Complaints represent the metric that will most likely pull down a sender's score, according to Return Path. After all, it indicates a conscious decision on the part of the ISP's customer to brand a sender as a spammer. Return Path states that its data "show that email senders need to keep their complaint rates at one-tenth of one percent or below in order to avoid negatively impacting inbox placement." (Emphasis added.)
Where do banks rank in this regard? Return Path reports a complaint rate of 3.2% on average--32 times the threshold just mentioned.
Also, banks have a high average "unknown user rate," at 4%. Only gaming and social networking emails hit higher levels. ISPs prefer to see levels less than 2%.
Compounding the matter, for banks, is that recipients, naturally, are very sensitive to issues with email concerning their financial affairs. If a banking email lands in a spam folder at the recipient level, subscribers to the ISP's email service are not likely to mark them as "not spam."
Tips to avoiding spam destiny
Tom Sather, senior director of email research, met with ABA BJ to discuss the report's findings and recommendations. These tips come from the report and from Sather.
What can help banks avoid such troublesome levels? Basic emailing list management is critical. Return Path suggests:
- • Collecting good, clean data about your email subscriber base.
- • Tracking bounces and removing unknown users.
- • When confronted with inactive subscribers, putting together a win-back and resting strategy.
Other steps include signing up with your own ISP for a "feedback loop." This service, widely available, lets a sender know every time a recipient identifies a message as spam. Return Path recommends removing complaining recipients, so they won't complain again and drive up the bank's complaint rate.
Sather says senders like banks should use a dedicated IP address for sending email, rather than a service that shares IP addresses among multiple email senders. This can give the bank ultimate control over its reputation, and avoid any taint from the mistakes of other senders sharing the same IP address.

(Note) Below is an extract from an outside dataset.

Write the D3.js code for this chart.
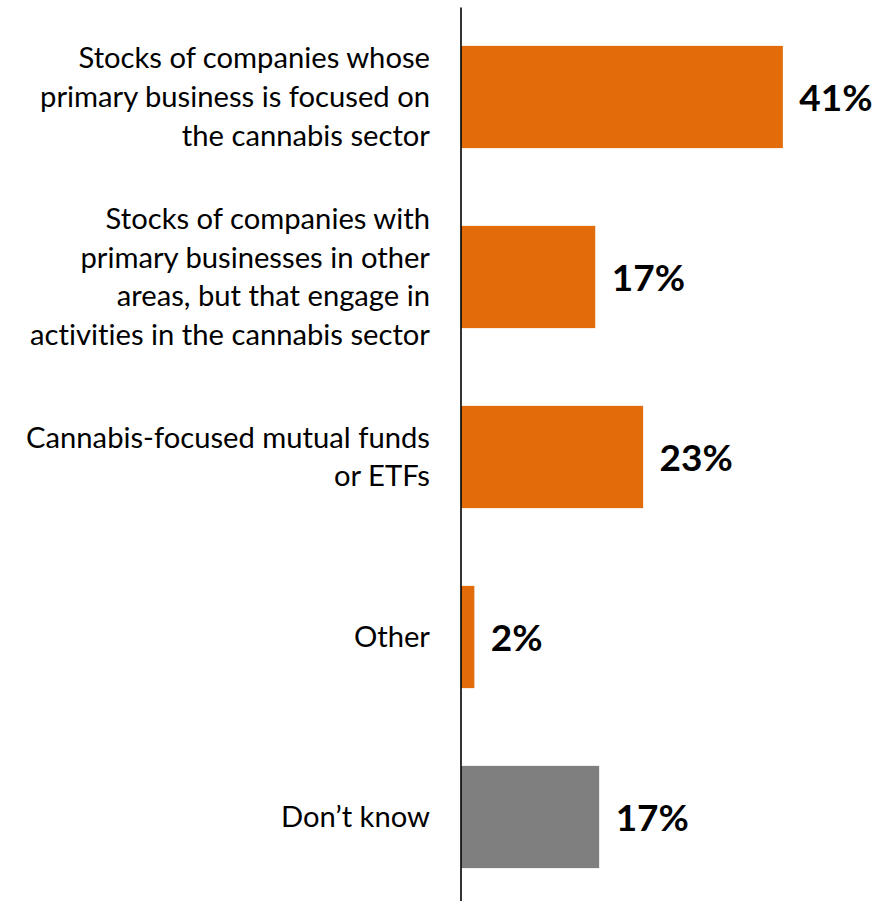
<!DOCTYPE html>
<html>
<head>
<meta charset="utf-8">
<script src="https://cdn.jsdelivr.net/npm/d3@7"></script>
<style>
  html, body { margin: 0; padding: 0; background: #fff; }
  svg { display: block; }
  text { font-variant-ligatures: none; font-feature-settings: "liga" 0, "clig" 0; }
</style>
</head>
<body>
<svg id="chart" width="885" height="901"></svg>
<script>
// ---- data ----
const categories = [
  "Stocks of companies whose primary business is focused on the cannabis sector",
  "Stocks of companies with primary businesses in other areas, but that engage in activities in the cannabis sector",
  "Cannabis-focused mutual funds or ETFs",
  "Other",
  "Don\u2019t know"
];
const categoryLines = [
  ["Stocks of companies whose", "primary business is focused on", "the cannabis sector"],
  ["Stocks of companies with", "primary businesses in other", "areas, but that engage in", "activities in the cannabis sector"],
  ["Cannabis-focused mutual funds", "or ETFs"],
  ["Other"],
  ["Don\u2019t know"]
];
const values = [41.0, 17.1, 23.2, 1.7, 17.6];
const valueLabels = ["41%", "17%", "23%", "2%", "17%"];
const barColors = ["#E36C0A", "#E36C0A", "#E36C0A", "#E36C0A", "#7F7F7F"];

// ---- layout ----
const svg = d3.select("#chart");
const axisX = 460.5;
const x = d3.scaleLinear().domain([0, 50]).range([461, 461 + 50 * 7.85]);
const y = d3.scaleBand().domain(categories).range([7, 907])
  .paddingInner(0.432).paddingOuter(0.216);

const fontFamily = "Lato, 'Open Sans', sans-serif";

// bars
svg.append("g").selectAll("rect").data(categories).join("rect")
  .attr("x", x(0))
  .attr("y", d => y(d))
  .attr("width", (d, i) => x(values[i]) - x(0))
  .attr("height", y.bandwidth())
  .attr("fill", (d, i) => barColors[i]);

// axis line (domain only)
const axis = d3.axisLeft(y).tickSize(0).tickSizeOuter(0).tickFormat("");
const ag = svg.append("g").attr("transform", `translate(${axisX},0)`).call(axis);
ag.select(".domain").attr("stroke", "#000").attr("stroke-width", 1.6);
ag.selectAll(".tick").remove();

// category labels
const labelSize = 29.2;
const lineH = 38.8;
const lg = svg.append("g")
  .attr("font-family", fontFamily)
  .attr("font-size", labelSize)
  .attr("fill", "#000")
  .attr("text-anchor", "end");
categories.forEach((c, i) => {
  const lines = categoryLines[i];
  const cy = y(c) + y.bandwidth() / 2;
  const t = lg.append("text");
  lines.forEach((ln, j) => {
    t.append("tspan")
      .attr("x", 430)
      .attr("y", cy + (j - (lines.length - 1) / 2) * lineH + 10)
      .text(ln);
  });
});

// value labels
svg.append("g")
  .attr("font-family", fontFamily)
  .attr("font-size", 37)
  .attr("font-weight", "bold")
  .attr("fill", "#000")
  .selectAll("text").data(categories).join("text")
  .attr("x", (d, i) => x(values[i]) + 16.5)
  .attr("y", d => y(d) + y.bandwidth() / 2 + 13.5)
  .text((d, i) => valueLabels[i]);
</script>
</body>
</html>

"It's a best practice for banks to use a dedicated IP," Sather said, indicating that a shared IP--such as those available from popular bulk emailing websites--can look suspicious.
Bounces that happen over and over don't look good. Return Path suggests setting a limit to the number of times a sender sends to an unknown user hard bounce. One to three such hard bounces at most and then remove the name. And the company recommends reconsidering acquiring email lists from vendors. Their lists frequently contain many inactive email accounts.
Sather says email authentication is important, as well. A key method is DMARC, which stands for Domain-based Message Authentication, Reporting, and Conformance. In brief, it is a means of informing ISPs that the sender uses two mechanisms--Sender Policy Framework and Domain Keys Identified Mail--to verify that its messages are legitimate. For a bank that takes this step, any messages from it not using those mechanisms will be blocked.
Sather says the idea is to make it harder for phishers and other frauds to game the bank's email. They are interested in easy targets.
Another step to take doesn't involve technology at all, simply messaging. The report advises periodically analyzing patterns of subscriber unhappiness. If particular offers or subject lines are driving problems, adjust accordingly.
And in similar vein, Sather warned banks that are aggressive marketers that a heavy email volume to recipients can be annoying and can trigger complaints.
Free online help available
The company also suggests accessing its free service, at www.senderscore.org, which can help a bank determine how their campaigns rank with Return Path and thus with ISPs.